I am aware of the approach that I have to find the point of intersection of any two lines in terms of $p$ and $q$.

Then I have to write the equation of line perpendicular to the third line passing through the other point. Similarly I have to do it for another pair of lines. Then I have to calculate the intersection point of the altitudes and then eliminate the parameters to get the locus, which eventually turns out to be a straight line. (After 4 attempts in which I missed some or the other thing in the intermediate steps)

However, this approach took me 3 pages to solve. And to the best of my knowledge, questions of IIT have some key point, using which the question turns out to be much easier. I am not sure if this has any. If you have some other approach/ ideas, plz let me know

Looking forward to some suggestions.

Answer 1

The locus depends on two parameters ($p$ and $q$) and I'd expect then it to be a surface. But only curves are mentioned among the answers: that means that one of the parameters is redundant and you can fix it at a value of your choice.

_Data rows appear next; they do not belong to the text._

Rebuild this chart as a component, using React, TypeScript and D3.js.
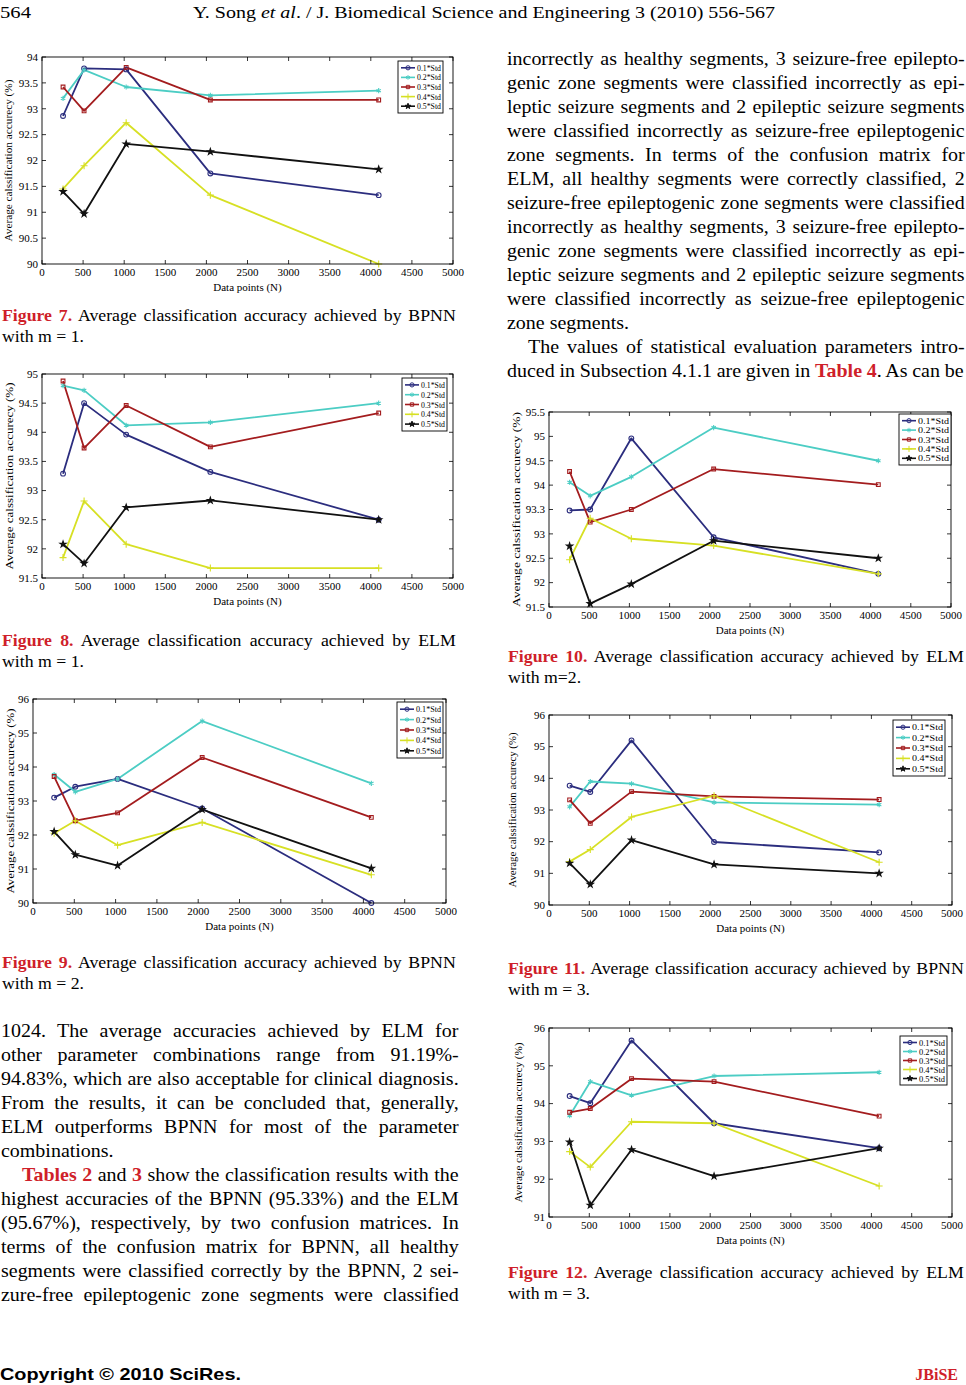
import React from 'react';
import * as d3 from 'd3';

// ---------------- DATA ----------------
const dataPoints = [256, 512, 1024, 2048, 4096];
const seriesLabels = ['0.1*Std', '0.2*Std', '0.3*Std', '0.4*Std', '0.5*Std'];
const xTicks = [0, 500, 1000, 1500, 2000, 2500, 3000, 3500, 4000, 4500, 5000];

// Figure 7: BPNN, m = 1
const fig7Accuracy = [
  [92.86, 93.78, 93.76, 91.75, 91.33],
  [93.2, 93.75, 93.42, 93.26, 93.35],
  [93.42, 92.96, 93.8, 93.17, 93.17],
  [91.45, 91.9, 92.73, 91.33, 90.0],
  [91.4, 90.97, 92.32, 92.17, 91.83],
];
// Figure 8: ELM, m = 1
const fig8Accuracy = [
  [93.29, 94.5, 93.96, 93.32, 92.5],
  [94.8, 94.72, 94.12, 94.17, 94.5],
  [94.88, 93.73, 94.46, 93.75, 94.33],
  [91.85, 92.82, 92.08, 91.67, 91.67],
  [92.08, 91.75, 92.71, 92.83, 92.5],
];
// Figure 9: BPNN, m = 2
const fig9Accuracy = [
  [93.1, 93.42, 93.65, 92.78, 90.0],
  [93.78, 93.27, 93.65, 95.35, 93.52],
  [93.72, 92.42, 92.65, 94.28, 92.52],
  [92.05, 92.42, 91.7, 92.37, 90.83],
  [92.1, 91.42, 91.1, 92.75, 91.02],
];
// Figure 10: ELM, m = 2
const fig10Accuracy = [
  [93.48, 93.5, 94.96, 92.93, 92.18],
  [94.06, 93.78, 94.17, 95.18, 94.5],
  [94.28, 93.24, 93.5, 94.33, 94.01],
  [92.47, 93.32, 92.9, 92.76, 92.18],
  [92.75, 91.57, 91.97, 92.86, 92.5],
];
// Figure 11: BPNN, m = 3
const fig11Accuracy = [
  [93.77, 93.57, 95.2, 91.99, 91.66],
  [93.1, 93.9, 93.83, 93.24, 93.17],
  [93.32, 92.58, 93.58, 93.43, 93.33],
  [91.37, 91.75, 92.78, 93.45, 91.35],
  [91.32, 90.65, 92.05, 91.28, 91.0],
];
// Figure 12: ELM, m = 3
const fig12Accuracy = [
  [94.2, 94.01, 95.67, 93.48, 92.82],
  [93.68, 94.58, 94.22, 94.73, 94.83],
  [93.77, 93.87, 94.66, 94.58, 93.67],
  [92.73, 92.32, 93.52, 93.48, 91.82],
  [92.98, 91.31, 92.78, 92.08, 92.82],
];

const ticksHalf90to94 = [90, 90.5, 91, 91.5, 92, 92.5, 93, 93.5, 94];
const ticksHalf915to95 = [91.5, 92, 92.5, 93, 93.5, 94, 94.5, 95];
const ticks90to96 = [90, 91, 92, 93, 94, 95, 96];
const ticks91to96 = [91, 92, 93, 94, 95, 96];
const ticksHalf915to955 = [91.5, 92, 92.5, 93, 93.5, 94, 94.5, 95, 95.5];
const fig10YTickLabels = ['91.5', '92', '92.5', '93', '93.3', '94', '94.5', '95', '95.5'];

// ---------------- STYLE ----------------
const seriesColors = ['#2b2d7e', '#4ccdc4', '#a31c1e', '#d7e024', '#111111'];
const seriesSymbols = [d3.symbolCircle, d3.symbolAsterisk, d3.symbolSquare2, d3.symbolPlus, d3.symbolStar];
const RED = '#cf1f2a';
const SERIF = '"Liberation Serif", "Times New Roman", serif';

const chartLayouts = [
  { values: fig7Accuracy, yDomain: [90, 94], yTicks: ticksHalf90to94, l: 42, r: 453, t: 57, b: 264, lg: [398, 61, 443, 113], ylx: -33, yll: 162 },
  { values: fig8Accuracy, yDomain: [91.5, 95], yTicks: ticksHalf915to95, l: 42, r: 453, t: 374, b: 578, lg: [402, 378, 447, 431], ylx: -32, yll: 187 },
  { values: fig9Accuracy, yDomain: [90, 96], yTicks: ticks90to96, l: 33, r: 446, t: 699, b: 903, lg: [397, 702, 443, 758], ylx: -22, yll: 185 },
  { values: fig10Accuracy, yDomain: [91.5, 95.5], yTicks: ticksHalf915to955, yLabels: fig10YTickLabels, l: 549, r: 951, t: 412, b: 607, lg: [899, 414, 951, 465], ylx: -32, yll: 195 },
  { values: fig11Accuracy, yDomain: [90, 96], yTicks: ticks90to96, l: 549, r: 952, t: 715, b: 905, lg: [893, 720, 945, 776], ylx: -36, yll: 155 },
  { values: fig12Accuracy, yDomain: [91, 96], yTicks: ticks91to96, l: 549, r: 952, t: 1028, b: 1217, lg: [900, 1036, 947, 1085], ylx: -30, yll: 160 },
];

// ---------------- TEXT ----------------
type Seg = { t: string; red?: boolean; bold?: boolean; italic?: boolean };
const P = (t: string): Seg => ({ t });
const R = (t: string): Seg => ({ t, red: true, bold: true });

const rightColumnLines: Seg[][] = [
  [P('incorrectly as healthy segments, 3 seizure-free epilepto-')],
  [P('genic zone segments were classified incorrectly as epi-')],
  [P('leptic seizure segments and 2 epileptic seizure segments')],
  [P('were classified incorrectly as seizure-free epileptogenic')],
  [P('zone segments. In terms of the confusion matrix for')],
  [P('ELM, all healthy segments were correctly classified, 2')],
  [P('seizure-free epileptogenic zone segments were classified')],
  [P('incorrectly as healthy segments, 3 seizure-free epilepto-')],
  [P('genic zone segments were classified incorrectly as epi-')],
  [P('leptic seizure segments and 2 epileptic seizure segments')],
  [P('were classified incorrectly as seizue-free epileptogenic')],
  [P('zone segments.')],
  [P('The values of statistical evaluation parameters intro-')],
  [P('duced in Subsection 4.1.1 are given in '), R('Table 4'), P('. As can be')],
];
const rightColumnFlags = [1, 1, 1, 1, 1, 1, 1, 1, 1, 1, 1, 0, 2, 1]; // 0 = ragged, 1 = justified, 2 = indented+justified

const leftColumnLines: Seg[][] = [
  [P('1024. The average accuracies achieved by ELM for')],
  [P('other parameter combinations range from 91.19%-')],
  [P('94.83%, which are also acceptable for clinical diagnosis.')],
  [P('From the results, it can be concluded that, generally,')],
  [P('ELM outperforms BPNN for most of the parameter')],
  [P('combinations.')],
  [R('Tables 2'), P(' and '), R('3'), P(' show the classification results with the')],
  [P('highest accuracies of the BPNN (95.33%) and the ELM')],
  [P('(95.67%), respectively, by two confusion matrices. In')],
  [P('terms of the confusion matrix for BPNN, all healthy')],
  [P('segments were classified correctly by the BPNN, 2 sei-')],
  [P('zure-free epileptogenic zone segments were classified')],
];
const leftColumnFlags = [1, 1, 1, 1, 1, 0, 2, 1, 1, 1, 1, 1];

const captionNumbers = ['Figure 7.', 'Figure 8.', 'Figure 9.', 'Figure 10.', 'Figure 11.', 'Figure 12.'];
const captionFirstLines = [
  ' Average classification accuracy achieved by BPNN',
  ' Average classification accuracy achieved by ELM',
  ' Average classification accuracy achieved by BPNN',
  ' Average classification accuracy achieved by ELM',
  ' Average classification accuracy achieved by BPNN',
  ' Average classification accuracy achieved by ELM',
];
const captionSecondLines = ['with m = 1.', 'with m = 1.', 'with m = 2.', 'with m=2.', 'with m = 3.', 'with m = 3.'];
const captionLayouts = [
  { x: 2, w: 455, y: 321 },
  { x: 2, w: 455, y: 646 },
  { x: 2, w: 455, y: 968 },
  { x: 508, w: 457, y: 662 },
  { x: 508, w: 457, y: 974 },
  { x: 508, w: 457, y: 1278 },
];

// ---------------- HELPERS ----------------
let measureCtx: CanvasRenderingContext2D | null = null;
function measure(text: string, size: number, bold?: boolean, italic?: boolean) {
  if (!measureCtx) measureCtx = document.createElement('canvas').getContext('2d');
  if (!measureCtx) return text.length * size * 0.45;
  measureCtx.font = `${italic ? 'italic ' : ''}${bold ? 'bold ' : ''}${size}px "Liberation Serif"`;
  return measureCtx.measureText(text).width;
}

const SX = 1.11;

function TextLine({ x, y, width, segs, size, justify }: { x: number; y: number; width: number; segs: Seg[]; size: number; justify: boolean }) {
  const natural = d3.sum(segs, (s) => measure(s.t, size, s.bold, s.italic));
  const full = segs.map((s) => s.t).join('');
  const spaces = (full.trim().match(/ /g) || []).length;
  const target = width / SX;
  const ws = justify && spaces > 0 ? (target - natural) / spaces : 0;
  return (
    <text
      transform={`translate(${x},${y}) scale(${SX},1)`}
      fontFamily={SERIF}
      fontSize={size}
      style={{ wordSpacing: `${ws}px`, whiteSpace: 'pre' }}
      fill="#000"
    >
      {segs.map((s, i) => (
        <tspan key={i} fill={s.red ? RED : '#000'} fontWeight={s.bold ? 'bold' : 'normal'} fontStyle={s.italic ? 'italic' : 'normal'}>
          {s.t}
        </tspan>
      ))}
    </text>
  );
}

function Column({ lines, flags, x, width, y0 }: { lines: Seg[][]; flags: number[]; x: number; width: number; y0: number }) {
  const indent = 21;
  return (
    <g>
      {lines.map((segs, i) => {
        const ind = flags[i] === 2 ? indent : 0;
        return <TextLine key={i} x={x + ind} y={y0 + i * 24} width={width - ind} segs={segs} size={18} justify={flags[i] !== 0} />;
      })}
    </g>
  );
}

function Chart({ cfg }: { cfg: any }) {
  const { values, yDomain, yTicks, yLabels, l, r, t, b, lg, ylx, yll } = cfg;
  const x = d3.scaleLinear().domain([0, 5000]).range([l, r]);
  const y = d3.scaleLinear().domain(yDomain).range([b, t]);
  const line = d3
    .line<number>()
    .x((_, i) => x(dataPoints[i]))
    .y((d) => y(d));
  const tl = 4;
  const fmt = (v: number) => String(v);
  const [lx0, ly0, lx1, ly1] = lg;
  const rowH = (ly1 - ly0 - 4) / 5;
  const markSize = [18, 18, 18, 18, 12];
  return (
    <g>
      {values.map((vals: number[], si: number) => (
        <path key={'l' + si} d={line(vals) || ''} fill="none" stroke={seriesColors[si]} strokeWidth={1.8} strokeLinejoin="round" />
      ))}
      {values.map((vals: number[], si: number) =>
        vals.map((v, i) => {
          const sym = d3.symbol(seriesSymbols[si], markSize[si])();
          const filled = si === 4;
          return (
            <path
              key={'m' + si + '-' + i}
              d={sym || ''}
              transform={`translate(${x(dataPoints[i])},${y(v)})`}
              fill={filled ? seriesColors[si] : 'none'}
              stroke={seriesColors[si]}
              strokeWidth={1.1}
            />
          );
        })
      )}
      <rect x={l} y={t} width={r - l} height={b - t} fill="none" stroke="#000" strokeWidth={0.9} />
      {xTicks.map((v) => (
        <g key={'xt' + v}>
          <line x1={x(v)} x2={x(v)} y1={b} y2={b - tl} stroke="#000" strokeWidth={0.8} />
          <line x1={x(v)} x2={x(v)} y1={t} y2={t + tl} stroke="#000" strokeWidth={0.8} />
          <text x={x(v)} y={b + 11.5} textAnchor="middle" fontFamily={SERIF} fontSize={11}>
            {v}
          </text>
        </g>
      ))}
      {yTicks.map((v: number, i: number) => (
        <g key={'yt' + v}>
          <line x1={l} x2={l + tl} y1={y(v)} y2={y(v)} stroke="#000" strokeWidth={0.8} />
          <line x1={r} x2={r - tl} y1={y(v)} y2={y(v)} stroke="#000" strokeWidth={0.8} />
          <text x={l - 4} y={y(v) + 3.8} textAnchor="end" fontFamily={SERIF} fontSize={11}>
            {yLabels ? yLabels[i] : fmt(v)}
          </text>
        </g>
      ))}
      <text x={(l + r) / 2} y={b + 27} textAnchor="middle" fontFamily={SERIF} fontSize={11}>
        Data points (N)
      </text>
      <text
        transform={`translate(${l + ylx},${(t + b) / 2}) rotate(-90)`}
        textAnchor="middle"
        dominantBaseline="middle"
        fontFamily={SERIF}
        fontSize={11}
        textLength={yll}
        lengthAdjust="spacingAndGlyphs"
      >
        Average calssification accurecy (%)
      </text>
      <rect x={lx0} y={ly0} width={lx1 - lx0} height={ly1 - ly0} fill="#fff" stroke="#000" strokeWidth={0.9} />
      {seriesLabels.map((lab, si) => {
        const cy = ly0 + 2 + rowH * (si + 0.5);
        const sym = d3.symbol(seriesSymbols[si], si === 4 ? 10 : 14)();
        return (
          <g key={'lg' + si}>
            <line x1={lx0 + 3} x2={lx0 + 17} y1={cy} y2={cy} stroke={seriesColors[si]} strokeWidth={1.6} />
            <path d={sym || ''} transform={`translate(${lx0 + 10},${cy})`} fill={si === 4 ? seriesColors[si] : 'none'} stroke={seriesColors[si]} strokeWidth={1} />
            <text x={lx0 + 19} y={cy + 3} fontFamily={SERIF} fontSize={8.5} textLength={lx1 - lx0 - 21} lengthAdjust="spacingAndGlyphs">
              {lab}
            </text>
          </g>
        );
      })}
    </g>
  );
}

export default function App() {
  return (
    <svg width={966} height={1385} style={{ position: 'absolute', left: 0, top: 0, background: '#fff' }}>
      <rect x={0} y={0} width={966} height={1385} fill="#fff" />
      <text x={0} y={18} fontFamily={SERIF} fontSize={17} textLength={31} lengthAdjust="spacingAndGlyphs">
        564
      </text>
      <text x={193} y={18} fontFamily={SERIF} fontSize={17} textLength={582} lengthAdjust="spacingAndGlyphs" style={{ whiteSpace: 'pre' }}>
        <tspan>Y. Song </tspan>
        <tspan fontStyle="italic">et al</tspan>
        <tspan>. / J. Biomedical Science and Engineering 3 (2010) 556-567</tspan>
      </text>

      {chartLayouts.map((cfg, i) => (
        <Chart key={i} cfg={cfg} />
      ))}

      {captionLayouts.map((c, i) => (
        <g key={'cap' + i}>
          <TextLine x={c.x} y={c.y} width={c.w} size={16} justify={true} segs={[R(captionNumbers[i]), P(captionFirstLines[i])]} />
          <TextLine x={c.x} y={c.y + 21} width={c.w} size={16} justify={false} segs={[P(captionSecondLines[i])]} />
        </g>
      ))}

      <Column lines={rightColumnLines} flags={rightColumnFlags} x={507} width={458} y0={65} />
      <Column lines={leftColumnLines} flags={leftColumnFlags} x={1} width={458} y0={1037} />

      <text x={0} y={1380} fontFamily='"Liberation Sans", Arial, sans-serif' fontWeight="bold" fontSize={17} textLength={241} lengthAdjust="spacingAndGlyphs">
        Copyright © 2010 SciRes.
      </text>
      <text x={958} y={1380} textAnchor="end" fontFamily={SERIF} fontWeight="bold" fontSize={16} fill={RED}>
        JBiSE
      </text>
    </svg>
  );
}
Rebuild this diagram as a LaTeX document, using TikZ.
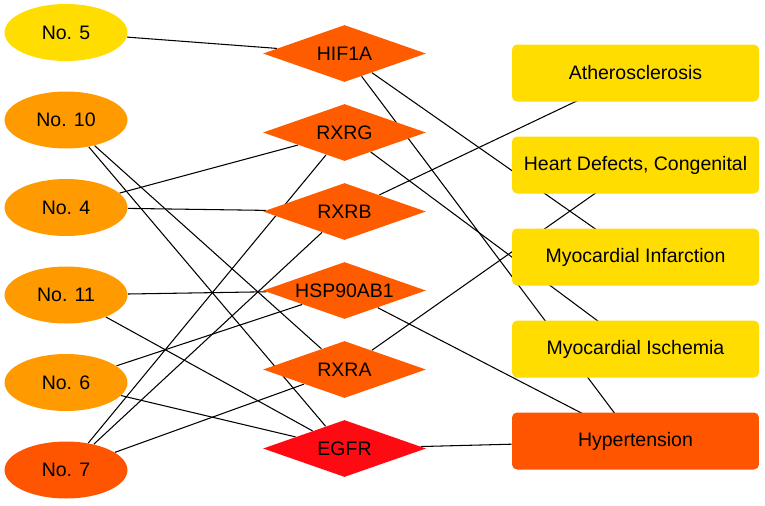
\documentclass[tikz,border=0pt]{standalone}
\usepackage{fontspec}
\setmainfont{Liberation Sans}
\usetikzlibrary{shapes.geometric,backgrounds}

\definecolor{cyel}{HTML}{FFDD00}
\definecolor{corange}{HTML}{FF9A00}
\definecolor{cdeep}{HTML}{FF5500}
\definecolor{ctarget}{HTML}{FF5C00}
\definecolor{cred}{HTML}{FF0A12}

\begin{document}
\begin{tikzpicture}[x=0.02cm, y=-0.02cm, font=\fontsize{11.1}{13}\selectfont,
  compound/.style={ellipse, fill=#1, minimum width=2.46cm, minimum height=1.14cm, inner sep=0pt},
  target/.style={diamond, fill=#1, aspect=2.86, minimum width=3.26cm, minimum height=1.14cm, inner sep=0pt},
  disease/.style={rectangle, rounded corners=0.1cm, fill=#1, minimum width=4.94cm, minimum height=1.14cm, inner sep=0pt},
  link/.style={line width=0.6pt, black}]
  \useasboundingbox (0,0) rectangle (765,505);
  % compounds
  \node[compound=cyel]    (n5)  at (66,32.5)  {No. 5};
  \node[compound=corange] (n10) at (66,120)   {No. 10};
  \node[compound=corange] (n4)  at (66,207.5) {No. 4};
  \node[compound=corange] (n11) at (66,295)   {No. 11};
  \node[compound=corange] (n6)  at (66,382.5) {No. 6};
  \node[compound=cdeep]   (n7)  at (66,470)   {No. 7};
  % targets
  \node[target=ctarget] (hif1a) at (344.5,53.5)  {HIF1A};
  \node[target=ctarget] (rxrg)  at (344.5,132.5) {RXRG};
  \node[target=ctarget] (rxrb)  at (344.5,211.5) {RXRB};
  \node[target=ctarget] (hsp)   at (344.5,290.5) {HSP90AB1};
  \node[target=ctarget] (rxra)  at (344.5,369.5) {RXRA};
  \node[target=cred]    (egfr)  at (344.5,448.5) {EGFR};
  % diseases
  \node[disease=cyel]  (athero)   at (635.5,73)  {Atherosclerosis};
  \node[disease=cyel]  (heart)    at (635.5,165) {Heart Defects, Congenital};
  \node[disease=cyel]  (infarct)  at (635.5,257) {Myocardial Infarction};
  \node[disease=cyel]  (ischemia) at (635.5,349) {Myocardial Ischemia};
  \node[disease=cdeep] (hyper)    at (635.5,441) {Hypertension};
  \begin{scope}[on background layer]
    % compound -- target
    \draw[link] (n5) -- (hif1a);
    \draw[link] (n10) -- (rxra);
    \draw[link] (n10) -- (egfr);
    \draw[link] (n4) -- (rxrg);
    \draw[link] (n4) -- (rxrb);
    \draw[link] (n11) -- (hsp);
    \draw[link] (n11) -- (egfr);
    \draw[link] (n6) -- (hsp);
    \draw[link] (n6) -- (egfr);
    \draw[link] (n7) -- (rxrg);
    \draw[link] (n7) -- (rxrb);
    \draw[link] (n7) -- (rxra);
    % target -- disease
    \draw[link] (hif1a) -- (infarct.center);
    \draw[link] (hif1a) -- (hyper.center);
    \draw[link] (rxrg) -- (ischemia.center);
    \draw[link] (rxrb) -- (athero.center);
    \draw[link] (hsp) -- (hyper.center);
    \draw[link] (rxra) -- (heart.center);
    \draw[link] (egfr) -- (hyper);
  \end{scope}
\end{tikzpicture}
\end{document}
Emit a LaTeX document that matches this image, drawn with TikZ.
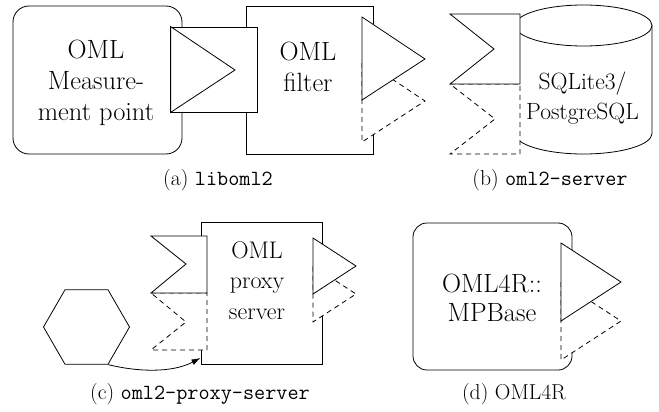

You can take, for instance, $q=-1$ and find the orthocenter of the resulting triangle. In that case the triangle degenerates into the segment with endpoints $A=(1,0)$ and $B=(-p,0)$; in approaching the limit, the altitude perpendicular to $x$-axis tends to the line $x=-p$, while the one perpendicular to the $q$-line will pass through $A$, and is thus $(1+p)y=-p(x-1)$. Their intersection can then be easily found as $H=(-p,p)$.

Answer 2

As you know the fact I just asked you in the comments, I am going to use it here by manipulating the equation of the family of lines.

Let us say $l:\left(1+t\right)x-ty+t\left(1+t\right)=0$ is tangent to a curve $S$ for all values of $t$. So, if you solve the line with the point $(x_1,y_1)$, the equation must yield only one value of $t$. Conversely, the locus of all points $A:(x,y)$ such that $t$ has two coincident roots when the line $l$ is solved with $A$, is nothing but $S$

The line can be written as $$t^{2}+\left(1+x-y\right)t+\left(x\right)=0$$

For coincident roots, $D=0$ $$\implies (1+x-y)^2=4x$$ is the required locus.

If you had studied about envelopes, you could have thought it yourselves. An interactive demonstration is this

So, now you know that the family is actually a family of tangent lines to a parabola. Hence, the orthocentre of the triangles formed by it always lie on a same line. :)